Ukraine eliminated all investment incentives in March 2005. In August 2006, Parliament supported a draft resolution recommending that special tax regimes in free economic zones and tax incentives for technology parks be restored.
Foreign exchange issues
Foreign currency is regulated by the 1993 Cabinet of Ministers Decree, On The System Of Currency Regulation And Currency Control, as well as a number of implementing rules issued by the National Bank of Ukraine (NBU). A number of foreign currency transactions may only be undertaken if an individual license is obtained from the NBU. However, there has been an ongoing trend toward less restrictive rules, the most recent development being the removal of the requirement that Ukrainian residents convert at least 50% of any foreign currency proceeds into local currency (hryvnia).
A 1% Pension Fund charge applies to the acquisition of foreign currency.
Repatriation of capital and earnings
Foreign investors are entitled to repatriate profit, income or other funds relating to investments without any restrictions, after the payment of applicable taxes. Foreign investors are guaranteed the right to the prompt and unimpeded repatriation of profits and other funds in foreign currency derived from their investments in Ukraine. Conversion of funds for repatriation is effected through the Ukrainian Inter-bank Currency Exchange.
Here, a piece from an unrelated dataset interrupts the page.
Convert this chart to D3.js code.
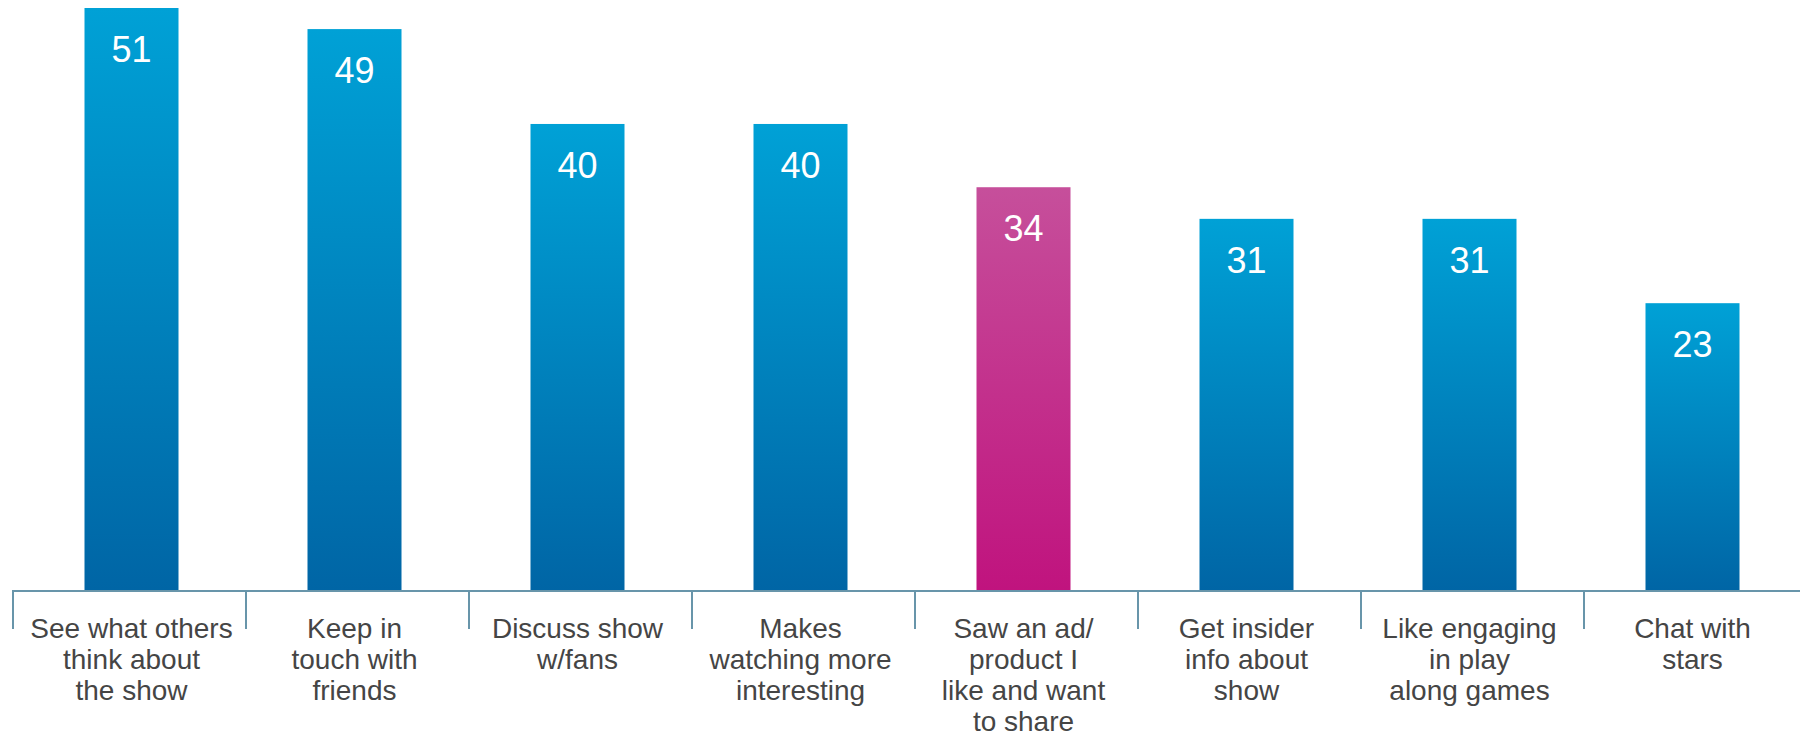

Although not strictly required under the law, registration of the foreign investment may reduce complications in the future (withdrawal of capital, for example). This involves submitting a prescribed set of registration documents to the regional (oblast) state administration, the Kyiv or Sevastopol state administration, or the government of the Autonomous Republic of Crimea, as appropriate.
Guarantees and rights
Foreign investments are not to be subject to nationalisation, expropriation, requisition, or any other measure of similar effect, except when this is in the public interest. In such cases, compensation must be provided to the investor based on the market value of the property.